Adding monitoring within extensions, even when you don't feel that it is needed, is often helpful further down the line. It is probably worth adding such monitoring to any new extensions being deployed on the cluster so that in situations like this we have more information.
Read only modes in code are also a good idea, and avoid people taking all functionality offline.
The Cognate extension & x1 in general should be watched carefully during the next switchover

Actions Taken

Cognate
- Fix selectSitesForPage to use getReadConnectionRef.
- Release / reuse connections as early as possible.
- Add a read only mode to avoid the whole extension having to be disabled as was done in this incident.
- Add stats tracking for db access methods counting calls to the production db methods as well as execution times.
  - Dashboard: https://grafana.wikimedia.org/dashboard/db/mediawiki-cognate
  - Code: CognateRepo.php
- Created (and running) a maintenance script to delete pages that should not be in the database (due to use of read only mode)
- Run the populate cognate pages maintenance script to add any entries that were missed during the read only mode time.

Actionables

Db
- The query killing script can cause table level locks causing things to back up.

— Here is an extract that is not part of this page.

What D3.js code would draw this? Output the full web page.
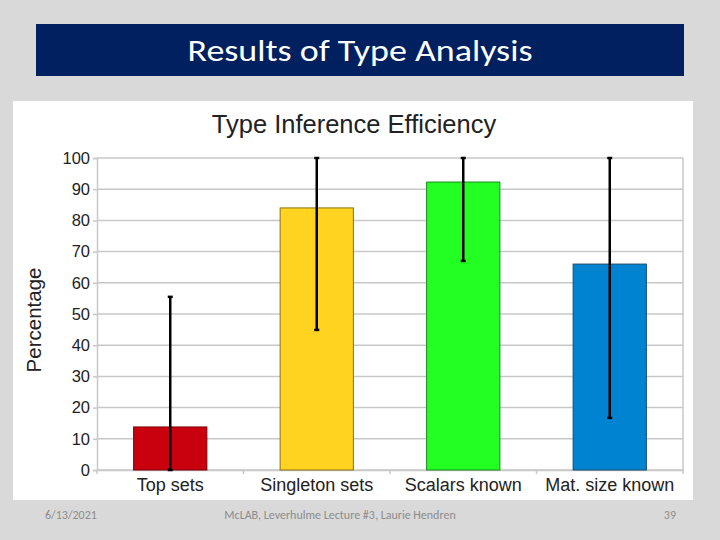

Are these locks needed? Are there alternatives? They contributed to the traffic jam here.
- Do the database setups in each datacenter differ? If so why? Could this have contributed to the issue?
Cognate Extension
- PHAB - Cognate does some updates synchronously, and others via the JQ. That may lead to inconsistencies in the DB. Simply writing synchronously all of the time would decrease JQ odd interactions for Cognate.
Other
- Mention in extension writing docs that read only modes might be a good idea.
- Investigate the JobQueue immediately after it was turned back on as part of the data centre switch, were there lots of Echo jobs? or jobs that would touch the x1 cluster?
- Investigate the cause of the high write latency on db masters during / after the switch over. Is this something we need to expect during switches?